-------- Recorded data
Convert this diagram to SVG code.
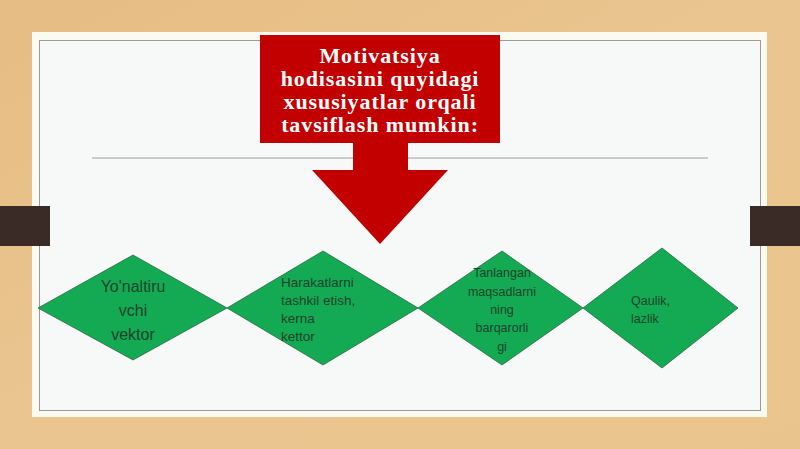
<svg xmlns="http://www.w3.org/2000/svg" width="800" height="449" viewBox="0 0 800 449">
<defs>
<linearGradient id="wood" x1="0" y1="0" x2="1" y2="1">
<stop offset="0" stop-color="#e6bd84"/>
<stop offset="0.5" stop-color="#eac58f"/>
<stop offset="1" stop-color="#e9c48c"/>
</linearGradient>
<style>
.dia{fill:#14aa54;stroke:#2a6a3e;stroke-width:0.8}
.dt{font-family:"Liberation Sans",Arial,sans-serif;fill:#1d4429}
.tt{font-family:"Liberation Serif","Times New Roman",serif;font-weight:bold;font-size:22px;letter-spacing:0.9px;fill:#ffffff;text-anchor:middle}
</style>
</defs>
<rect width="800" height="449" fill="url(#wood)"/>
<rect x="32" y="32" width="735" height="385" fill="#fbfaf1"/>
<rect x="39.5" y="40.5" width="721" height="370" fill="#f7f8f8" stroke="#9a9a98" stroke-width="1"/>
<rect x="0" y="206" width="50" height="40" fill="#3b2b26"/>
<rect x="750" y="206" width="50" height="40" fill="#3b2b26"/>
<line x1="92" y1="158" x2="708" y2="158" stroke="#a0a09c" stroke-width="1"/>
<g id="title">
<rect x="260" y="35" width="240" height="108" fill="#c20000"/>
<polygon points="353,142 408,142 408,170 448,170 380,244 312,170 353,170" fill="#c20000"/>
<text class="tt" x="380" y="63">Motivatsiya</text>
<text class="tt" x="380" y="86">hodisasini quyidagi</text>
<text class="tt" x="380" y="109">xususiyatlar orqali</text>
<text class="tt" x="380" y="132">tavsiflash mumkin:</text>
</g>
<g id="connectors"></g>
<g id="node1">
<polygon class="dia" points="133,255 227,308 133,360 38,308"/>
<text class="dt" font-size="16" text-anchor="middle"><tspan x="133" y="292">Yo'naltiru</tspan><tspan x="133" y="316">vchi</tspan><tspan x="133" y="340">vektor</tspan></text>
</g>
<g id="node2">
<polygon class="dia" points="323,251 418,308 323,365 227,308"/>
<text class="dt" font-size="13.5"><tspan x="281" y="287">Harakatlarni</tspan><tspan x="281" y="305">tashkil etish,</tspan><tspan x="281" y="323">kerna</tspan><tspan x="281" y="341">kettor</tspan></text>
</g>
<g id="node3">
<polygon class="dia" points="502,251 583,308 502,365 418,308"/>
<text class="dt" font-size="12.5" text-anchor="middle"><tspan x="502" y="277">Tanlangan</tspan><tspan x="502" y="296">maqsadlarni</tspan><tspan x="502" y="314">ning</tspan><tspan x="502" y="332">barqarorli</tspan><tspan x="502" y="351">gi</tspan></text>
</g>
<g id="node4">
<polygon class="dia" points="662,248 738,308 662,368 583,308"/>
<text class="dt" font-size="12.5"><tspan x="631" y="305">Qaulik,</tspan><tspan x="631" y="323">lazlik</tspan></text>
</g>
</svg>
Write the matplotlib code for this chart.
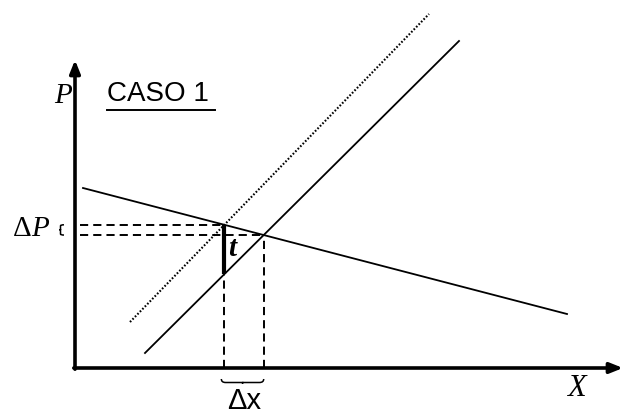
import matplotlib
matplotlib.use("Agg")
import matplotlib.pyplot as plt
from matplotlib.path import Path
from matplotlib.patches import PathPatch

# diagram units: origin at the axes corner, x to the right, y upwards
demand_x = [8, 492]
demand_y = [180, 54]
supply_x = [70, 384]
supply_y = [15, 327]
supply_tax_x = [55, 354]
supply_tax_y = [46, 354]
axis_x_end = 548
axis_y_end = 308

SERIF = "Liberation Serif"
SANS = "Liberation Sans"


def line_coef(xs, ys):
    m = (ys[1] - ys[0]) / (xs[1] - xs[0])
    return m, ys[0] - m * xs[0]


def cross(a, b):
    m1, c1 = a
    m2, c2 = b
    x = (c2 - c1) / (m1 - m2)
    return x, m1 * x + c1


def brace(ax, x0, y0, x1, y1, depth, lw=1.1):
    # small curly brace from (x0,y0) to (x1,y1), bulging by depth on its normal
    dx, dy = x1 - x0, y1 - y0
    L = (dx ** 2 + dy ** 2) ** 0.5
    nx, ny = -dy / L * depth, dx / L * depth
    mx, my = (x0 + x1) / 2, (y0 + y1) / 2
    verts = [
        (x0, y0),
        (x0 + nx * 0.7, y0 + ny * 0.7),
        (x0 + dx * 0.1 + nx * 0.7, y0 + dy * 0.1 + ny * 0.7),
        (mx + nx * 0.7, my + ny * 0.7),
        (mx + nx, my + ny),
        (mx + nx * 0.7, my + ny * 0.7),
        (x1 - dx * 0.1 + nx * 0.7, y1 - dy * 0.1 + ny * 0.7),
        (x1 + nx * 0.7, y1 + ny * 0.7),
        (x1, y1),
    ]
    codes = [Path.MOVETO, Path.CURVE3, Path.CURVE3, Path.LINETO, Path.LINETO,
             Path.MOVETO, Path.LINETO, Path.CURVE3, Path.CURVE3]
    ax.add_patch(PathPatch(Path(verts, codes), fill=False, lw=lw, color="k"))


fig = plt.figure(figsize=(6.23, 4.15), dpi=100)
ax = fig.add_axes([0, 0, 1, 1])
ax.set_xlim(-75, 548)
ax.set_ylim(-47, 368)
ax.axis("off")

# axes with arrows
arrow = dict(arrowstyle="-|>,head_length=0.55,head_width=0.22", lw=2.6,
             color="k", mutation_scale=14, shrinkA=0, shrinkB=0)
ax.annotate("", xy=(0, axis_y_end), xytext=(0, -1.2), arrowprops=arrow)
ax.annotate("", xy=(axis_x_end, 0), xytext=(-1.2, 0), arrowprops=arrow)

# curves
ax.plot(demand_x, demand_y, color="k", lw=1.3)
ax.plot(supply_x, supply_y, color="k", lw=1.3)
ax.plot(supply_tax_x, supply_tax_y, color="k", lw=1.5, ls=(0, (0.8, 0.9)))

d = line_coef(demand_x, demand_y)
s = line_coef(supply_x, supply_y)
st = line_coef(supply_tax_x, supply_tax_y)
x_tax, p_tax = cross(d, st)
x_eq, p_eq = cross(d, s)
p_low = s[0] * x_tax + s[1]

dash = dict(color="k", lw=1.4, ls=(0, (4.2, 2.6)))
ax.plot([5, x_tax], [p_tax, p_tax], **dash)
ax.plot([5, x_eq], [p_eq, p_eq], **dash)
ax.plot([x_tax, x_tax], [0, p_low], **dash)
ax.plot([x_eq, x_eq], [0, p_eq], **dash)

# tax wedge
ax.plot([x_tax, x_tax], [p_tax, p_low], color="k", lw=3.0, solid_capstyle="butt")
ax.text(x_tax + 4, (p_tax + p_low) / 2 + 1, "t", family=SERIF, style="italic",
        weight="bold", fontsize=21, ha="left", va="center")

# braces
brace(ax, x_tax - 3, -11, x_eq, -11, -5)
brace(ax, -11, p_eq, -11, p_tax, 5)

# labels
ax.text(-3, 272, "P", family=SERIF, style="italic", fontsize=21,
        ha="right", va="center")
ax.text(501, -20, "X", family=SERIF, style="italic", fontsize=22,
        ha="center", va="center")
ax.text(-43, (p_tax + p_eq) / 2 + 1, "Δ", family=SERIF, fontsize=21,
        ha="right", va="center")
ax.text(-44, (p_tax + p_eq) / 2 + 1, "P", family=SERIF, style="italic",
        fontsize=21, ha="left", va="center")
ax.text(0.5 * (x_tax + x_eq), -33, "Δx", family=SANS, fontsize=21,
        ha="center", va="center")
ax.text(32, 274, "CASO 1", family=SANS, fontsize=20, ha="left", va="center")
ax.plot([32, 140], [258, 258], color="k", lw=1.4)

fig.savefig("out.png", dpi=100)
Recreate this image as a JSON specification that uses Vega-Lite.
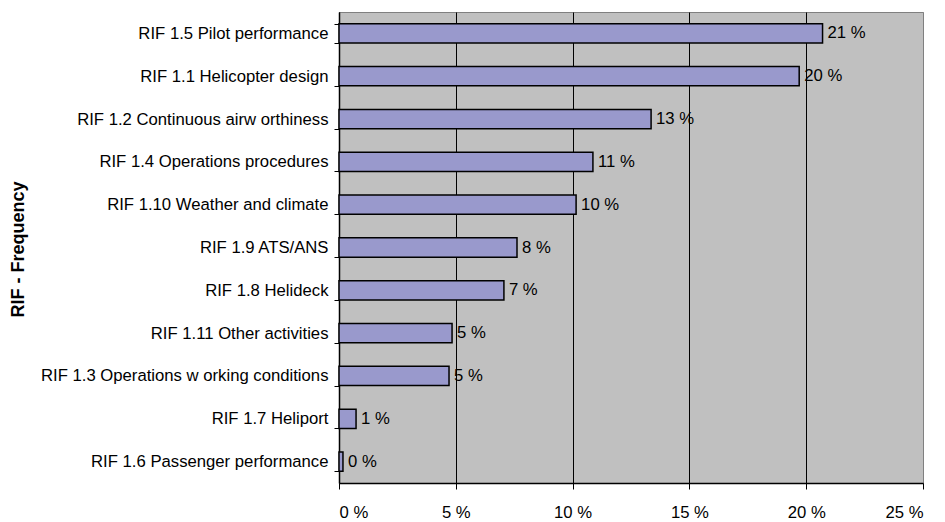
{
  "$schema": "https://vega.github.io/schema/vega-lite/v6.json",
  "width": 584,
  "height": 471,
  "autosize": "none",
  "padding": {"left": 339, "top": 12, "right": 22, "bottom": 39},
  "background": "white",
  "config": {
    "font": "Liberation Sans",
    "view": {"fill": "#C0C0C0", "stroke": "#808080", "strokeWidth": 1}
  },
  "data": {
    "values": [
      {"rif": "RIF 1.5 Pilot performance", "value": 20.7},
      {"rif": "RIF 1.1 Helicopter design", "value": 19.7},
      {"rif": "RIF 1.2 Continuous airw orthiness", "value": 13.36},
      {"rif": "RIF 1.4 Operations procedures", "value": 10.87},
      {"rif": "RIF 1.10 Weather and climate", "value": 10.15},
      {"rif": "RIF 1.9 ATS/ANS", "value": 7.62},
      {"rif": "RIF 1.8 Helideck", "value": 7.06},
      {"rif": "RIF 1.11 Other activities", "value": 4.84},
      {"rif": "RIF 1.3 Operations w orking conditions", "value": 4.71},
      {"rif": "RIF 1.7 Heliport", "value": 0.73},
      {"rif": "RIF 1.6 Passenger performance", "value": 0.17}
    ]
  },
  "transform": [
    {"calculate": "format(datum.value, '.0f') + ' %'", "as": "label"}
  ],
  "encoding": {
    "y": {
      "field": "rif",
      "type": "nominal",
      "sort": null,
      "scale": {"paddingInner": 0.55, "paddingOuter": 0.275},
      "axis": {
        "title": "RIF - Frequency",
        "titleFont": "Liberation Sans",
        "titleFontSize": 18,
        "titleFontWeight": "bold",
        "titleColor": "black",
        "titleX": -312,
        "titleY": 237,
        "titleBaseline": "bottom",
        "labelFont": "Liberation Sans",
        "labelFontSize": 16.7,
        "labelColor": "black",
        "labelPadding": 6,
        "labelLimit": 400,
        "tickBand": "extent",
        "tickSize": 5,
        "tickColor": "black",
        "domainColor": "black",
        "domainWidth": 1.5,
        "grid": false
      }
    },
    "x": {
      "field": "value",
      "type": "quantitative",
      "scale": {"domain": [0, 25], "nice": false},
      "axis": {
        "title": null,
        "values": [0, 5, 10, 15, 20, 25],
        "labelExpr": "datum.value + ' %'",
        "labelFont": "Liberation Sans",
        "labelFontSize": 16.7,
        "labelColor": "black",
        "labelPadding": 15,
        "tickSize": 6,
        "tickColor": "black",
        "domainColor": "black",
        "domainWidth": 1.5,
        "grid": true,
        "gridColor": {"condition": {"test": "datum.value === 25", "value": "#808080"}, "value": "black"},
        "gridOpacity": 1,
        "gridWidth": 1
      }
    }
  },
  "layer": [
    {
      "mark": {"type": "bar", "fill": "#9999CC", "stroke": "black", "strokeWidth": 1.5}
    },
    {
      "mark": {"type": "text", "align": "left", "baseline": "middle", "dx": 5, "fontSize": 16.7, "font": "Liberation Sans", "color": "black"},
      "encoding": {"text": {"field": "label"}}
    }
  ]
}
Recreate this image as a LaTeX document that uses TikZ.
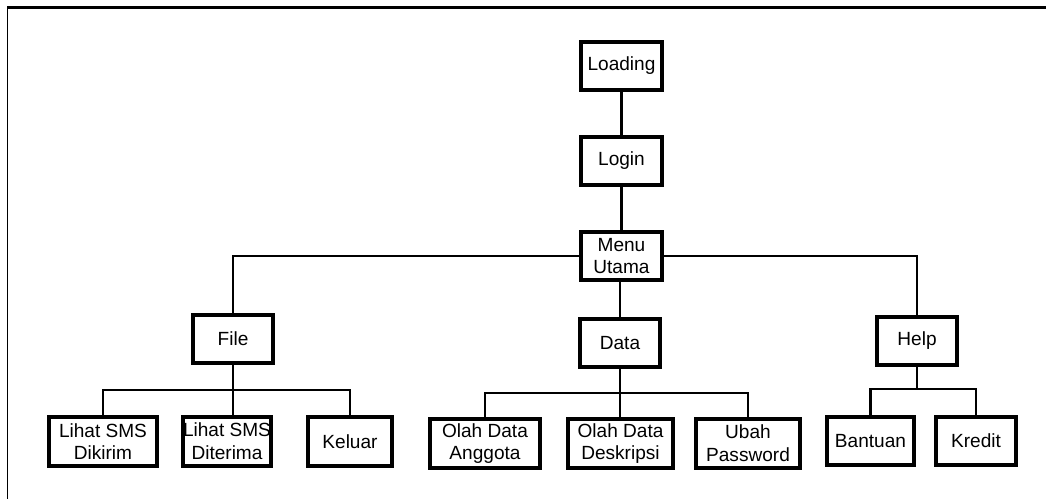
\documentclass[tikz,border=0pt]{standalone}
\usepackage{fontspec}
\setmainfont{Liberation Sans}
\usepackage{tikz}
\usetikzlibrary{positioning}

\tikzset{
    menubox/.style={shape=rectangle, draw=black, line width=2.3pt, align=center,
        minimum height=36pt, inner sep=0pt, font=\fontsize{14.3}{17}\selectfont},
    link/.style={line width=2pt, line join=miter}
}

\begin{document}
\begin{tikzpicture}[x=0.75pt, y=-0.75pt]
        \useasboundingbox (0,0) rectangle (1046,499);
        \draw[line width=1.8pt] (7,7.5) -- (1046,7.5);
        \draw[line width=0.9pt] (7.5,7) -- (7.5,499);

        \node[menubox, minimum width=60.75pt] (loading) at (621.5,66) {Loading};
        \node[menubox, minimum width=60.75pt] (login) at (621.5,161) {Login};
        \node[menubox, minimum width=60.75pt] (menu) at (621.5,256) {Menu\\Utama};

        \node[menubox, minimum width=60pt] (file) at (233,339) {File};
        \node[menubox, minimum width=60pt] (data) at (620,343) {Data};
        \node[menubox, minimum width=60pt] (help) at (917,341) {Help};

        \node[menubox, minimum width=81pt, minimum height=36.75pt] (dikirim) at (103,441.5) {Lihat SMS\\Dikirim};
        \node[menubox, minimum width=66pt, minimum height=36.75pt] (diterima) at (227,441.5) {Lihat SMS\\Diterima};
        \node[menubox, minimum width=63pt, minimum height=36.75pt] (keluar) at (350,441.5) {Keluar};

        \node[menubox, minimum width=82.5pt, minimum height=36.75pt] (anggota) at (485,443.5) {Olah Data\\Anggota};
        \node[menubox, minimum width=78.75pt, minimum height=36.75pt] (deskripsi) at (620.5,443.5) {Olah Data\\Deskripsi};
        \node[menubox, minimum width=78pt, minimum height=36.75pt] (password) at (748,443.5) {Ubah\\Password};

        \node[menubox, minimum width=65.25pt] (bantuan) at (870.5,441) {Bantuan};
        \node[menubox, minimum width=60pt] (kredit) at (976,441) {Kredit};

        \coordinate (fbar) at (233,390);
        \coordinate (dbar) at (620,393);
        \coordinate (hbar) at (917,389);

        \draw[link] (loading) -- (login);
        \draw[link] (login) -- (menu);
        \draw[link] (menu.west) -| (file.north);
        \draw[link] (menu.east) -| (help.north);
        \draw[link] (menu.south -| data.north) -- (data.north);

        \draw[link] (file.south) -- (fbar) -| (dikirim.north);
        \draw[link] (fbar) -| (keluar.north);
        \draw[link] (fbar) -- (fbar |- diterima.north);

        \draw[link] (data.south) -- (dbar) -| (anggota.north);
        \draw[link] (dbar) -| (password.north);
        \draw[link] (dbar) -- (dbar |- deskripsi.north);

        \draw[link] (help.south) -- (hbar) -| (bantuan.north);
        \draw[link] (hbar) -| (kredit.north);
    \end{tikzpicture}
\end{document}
----------------
Give the number of lines that hold the word "matplotlib" in these records, with nothing added.

— Problem solution —
6